Francesco A. Innanzitutto ci terrei a precisare (per orgoglio generazionale…) che Squire È un boomer, mentre Liam Gallagher è fieramente Gen X! Ciò detto, lungi da me sminuire l’epica della normalità. Anzi: riuscire a creare arte dal quotidiano, senza dover ricorrere troppo a espedienti drammatici (o drammaturgici) o rifugiarsi nella narrazione di una presunta straordinarietà (che a volte è valida -“this love is different, because it’s us…”- a volte decisamente meno –“siamo solo noi che andiamo a letto la mattina presto…”) è per me esercizio sommamente complesso e per ciò stesso apprezzabilissimo. Del resto, come dici tu, sono le situazioni più banali a essere la parte preponderante delle nostre vite di borghesi privilegiati ed è anche giusto che ci siano cantori della nostra epica (molto) minore. Però qui l’espediente funziona solo a tratti e una canzone come I’m So Bored, nella quale Liam elenca, nel suo modo da simpatico (?) sbruffone, le cose di cui è stufo, mi lascia un po’ freddo. Più che cantori del quotidiano spesso finiscono per sembrare vecchie rockstar annoiate (che sia un pregio per noi che amiamo la sincerità?).
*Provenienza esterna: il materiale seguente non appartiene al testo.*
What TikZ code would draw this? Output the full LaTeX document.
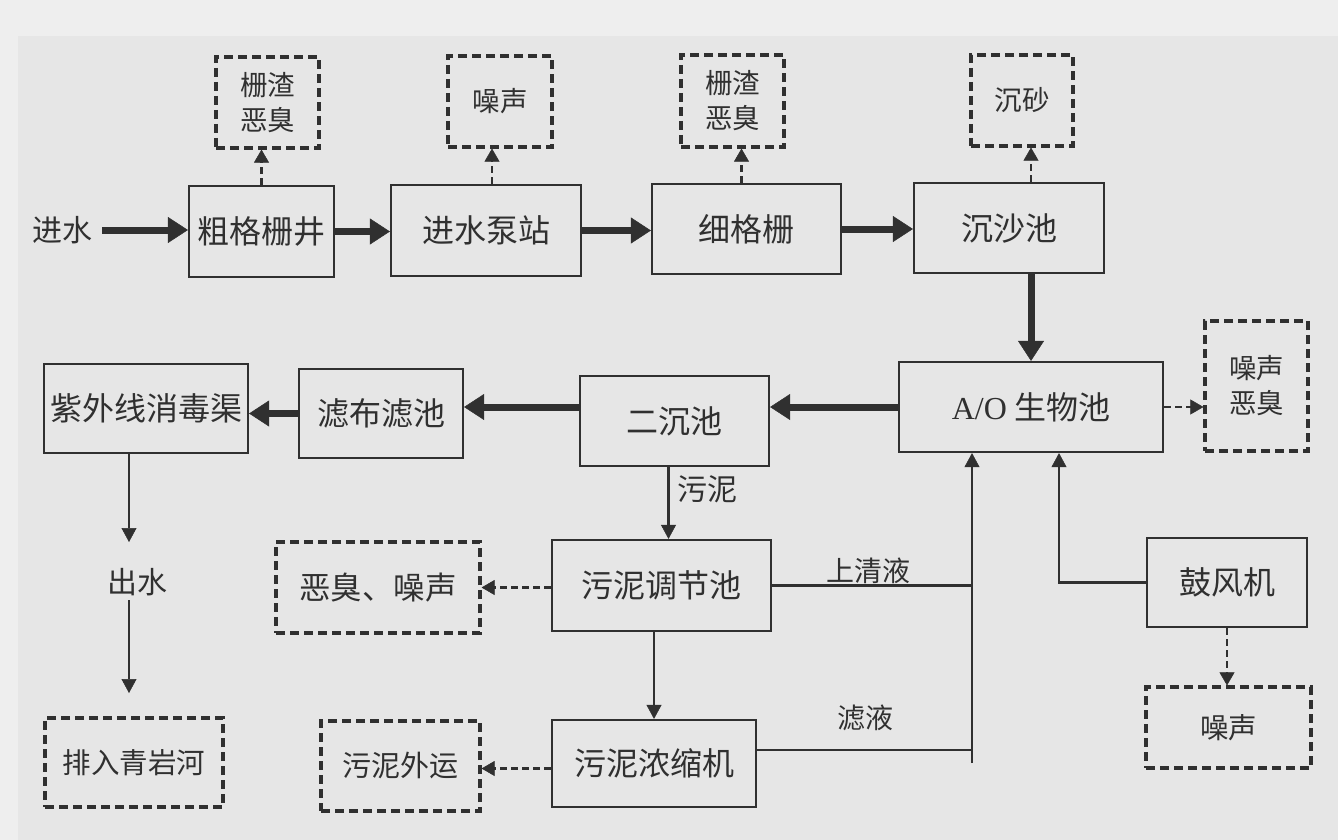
\documentclass[tikz,border=0pt]{standalone}
\usepackage{fontspec}
\setmainfont{Noto Sans CJK SC}
\newfontfamily\latfont{Liberation Serif}
\usetikzlibrary{arrows.meta}
\definecolor{bgc}{RGB}{230,230,230}
\definecolor{bgl}{RGB}{238,238,238}
\definecolor{ink}{RGB}{48,48,48}
\begin{document}
\begin{tikzpicture}[x=1pt,y=-1pt,
  box/.style={draw=ink,line width=2.2pt,inner sep=0pt,text=ink,font=\fontsize{32}{36}\selectfont},
  dbox/.style={draw=ink,line width=3.2pt,dash pattern=on 9pt off 5pt,inner sep=0pt,align=center,text=ink,font=\fontsize{27.5}{35}\selectfont},
  flow/.style={draw=ink,line width=7pt,-{Triangle[length=20pt,width=26pt,line width=0.5pt]}},
  thinline/.style={draw=ink,line width=2.4pt},
  tarr/.style={thinline,-{Triangle[length=14pt,width=15pt,line width=0.5pt]}},
  darr/.style={draw=ink,line width=2.6pt,dash pattern=on 7pt off 4pt,-{Triangle[length=13pt,width=15pt,line width=0.5pt]}},
  lbl/.style={inner sep=0pt,text=ink,font=\fontsize{28}{32}\selectfont}
]
\useasboundingbox (0,0) rectangle (1338,840);
\fill[bgl] (0,0) rectangle (1338,840);
\fill[bgc] (18,36) rectangle (1338,840);

% top row
\node[lbl,font=\fontsize{30}{34}\selectfont,inner xsep=10pt] (in) at (62,230) {进水};
\node[box,minimum width=145pt,minimum height=91pt] (cgs) at (261.5,231.5) {粗格栅井};
\node[dbox,minimum width=103pt,minimum height=91pt] (d1) at (267.5,102.5) {栅渣\\恶臭};
\node[box,minimum width=190pt,minimum height=91pt] (pump) at (486,230.5) {进水泵站};
\node[dbox,minimum width=104pt,minimum height=91pt] (d2) at (500,101.5) {噪声};
\node[box,minimum width=189pt,minimum height=90pt] (fine) at (746.5,229) {细格栅};
\node[dbox,minimum width=103pt,minimum height=92pt] (d3) at (732.5,101) {栅渣\\恶臭};
\node[box,minimum width=190pt,minimum height=90pt] (grit) at (1009,228) {沉沙池};
\node[dbox,minimum width=102pt,minimum height=91pt] (d4) at (1022,100.5) {沉砂};

% middle row
\node[box,minimum width=264pt,minimum height=90pt] (ao) at (1031,407) {{\latfont A/O} 生物池};
\node[dbox,minimum width=103pt,minimum height=130pt] (d5) at (1256.5,386) {噪声\\恶臭};
\node[box,minimum width=189pt,minimum height=90pt] (sec) at (674.5,421) {二沉池};
\node[box,minimum width=164pt,minimum height=89pt] (cloth) at (381,413.5) {滤布滤池};
\node[box,minimum width=204pt,minimum height=89pt] (uv) at (146,408.5) {紫外线消毒渠};

% lower part
\node[lbl,font=\fontsize{30}{34}\selectfont] (out) at (137,582) {出水};
\node[dbox,minimum width=178pt,minimum height=89pt,font=\fontsize{28.5}{32}\selectfont] (river) at (134,762.5) {排入青岩河};
\node[box,minimum width=219pt,minimum height=91pt] (sreg) at (661.5,585.5) {污泥调节池};
\node[dbox,minimum width=204pt,minimum height=91pt,font=\fontsize{31.5}{34}\selectfont] (d6) at (378,587.5) {恶臭、噪声};
\node[box,minimum width=204pt,minimum height=87pt] (thick) at (654,763.5) {污泥浓缩机};
\node[dbox,minimum width=159pt,minimum height=90pt,font=\fontsize{29}{32}\selectfont] (d7) at (400.5,766) {污泥外运};
\node[box,minimum width=160pt,minimum height=89pt] (blower) at (1227,582.5) {鼓风机};
\node[dbox,minimum width=165pt,minimum height=81pt,font=\fontsize{28.5}{32}\selectfont] (d8) at (1228.5,727.5) {噪声};

% main flow
\draw[flow] (in.east) -- (in.east -| cgs.west);
\draw[flow] (cgs.east) -- (cgs.east -| pump.west);
\draw[flow] (pump.east) -- (pump.east -| fine.west);
\draw[flow] (fine.east) -- (fine.east -| grit.west);
\draw[flow] (grit.south -| ao.north) -- (ao.north);
\draw[flow] (ao.west) -- (ao.west -| sec.east);
\draw[flow] (sec.west |- ao.west) -- (cloth.east |- ao.west);
\draw[flow] (cloth.west) -- (cloth.west -| uv.east);

% emissions
\draw[darr] (cgs.north) -- (cgs.north |- d1.south);
\draw[darr] ([xshift=6pt]pump.north) -- ([xshift=6pt]pump.north |- d2.south);
\draw[darr] ([xshift=-5pt]fine.north) -- ([xshift=-5pt]fine.north |- d3.south);
\draw[darr] (grit.north -| ao.north) -- (d4.south -| ao.north);
\draw[darr] (ao.east) -- (ao.east -| d5.west);
\draw[darr] (sreg.west |- d6.east) -- (d6.east);
\draw[darr] ([yshift=-5pt]thick.west) -- ([yshift=-5pt]thick.west -| d7.east);
\draw[darr] (blower.south) -- (blower.south |- d8.north);

% effluent
\coordinate (o1) at (129,542);
\coordinate (o2) at (129,600);
\coordinate (o3) at (129,693);
\draw[tarr] (uv.south -| o1) -- (o1);
\draw[tarr] (o2) -- (o3);

% sludge
\draw[tarr] ([xshift=-6pt]sec.south) -- ([xshift=-6pt]sec.south |- sreg.north);
\node[lbl,font=\fontsize{30}{34}\selectfont] (sl) at (707,489) {污泥};
\draw[tarr] (thick.north |- sreg.south) -- (thick.north);

% return lines
\coordinate (j1) at (972,763);
\coordinate (j2) at (972,750);
\coordinate (j3) at (1059,582.5);
\draw[tarr] (j1) -- (j1 |- ao.south);
\draw[thinline] (sreg.east) -- (sreg.east -| j1);
\node[lbl] (sup) at (868,571) {上清液};
\draw[thinline] (thick.east |- j2) -- (j2);
\node[lbl] (filt) at (865,718) {滤液};
\draw[tarr] (blower.west) -- (j3) -- (j3 |- ao.south);
\end{tikzpicture}
\end{document}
Che poi i testi sono tutti di Squire, ma scritti per Gallagher in modo quasi mimetico, il che non so se è una dimostrazione di mestiere o una paraculata (sarà la prima pseudo parolaccia che scrivo su TRISTE©?).
La produzione affidata, come gli ultimi LP solisti di Gallagher, a un vecchio volpone del rock patinato e del pop come Greg Kurstin (Gorillaz, Foo Fighters, Adele), contribuisce, a mio parere, a normalizzare un po’ il suono che è sempre sporco il giusto, rock quanto basta e prontissimo per le arene che sicuramente i due -anche con merito, vista la loro storia- riempiranno.
Voglio, però, chiudere, su una nota lieta: la brevissima Make It Up As You Go Along con il suo incedere da marcetta beatlesiana è deliziosa e quando Liam canta “Thank you for your thoughts and prayers and fuck you too” (che poi è un po’ quello che verrebbe da dire a questo album, dopo averlo ascoltato con affetto) la sua cialtronaggine non può che farcelo amare.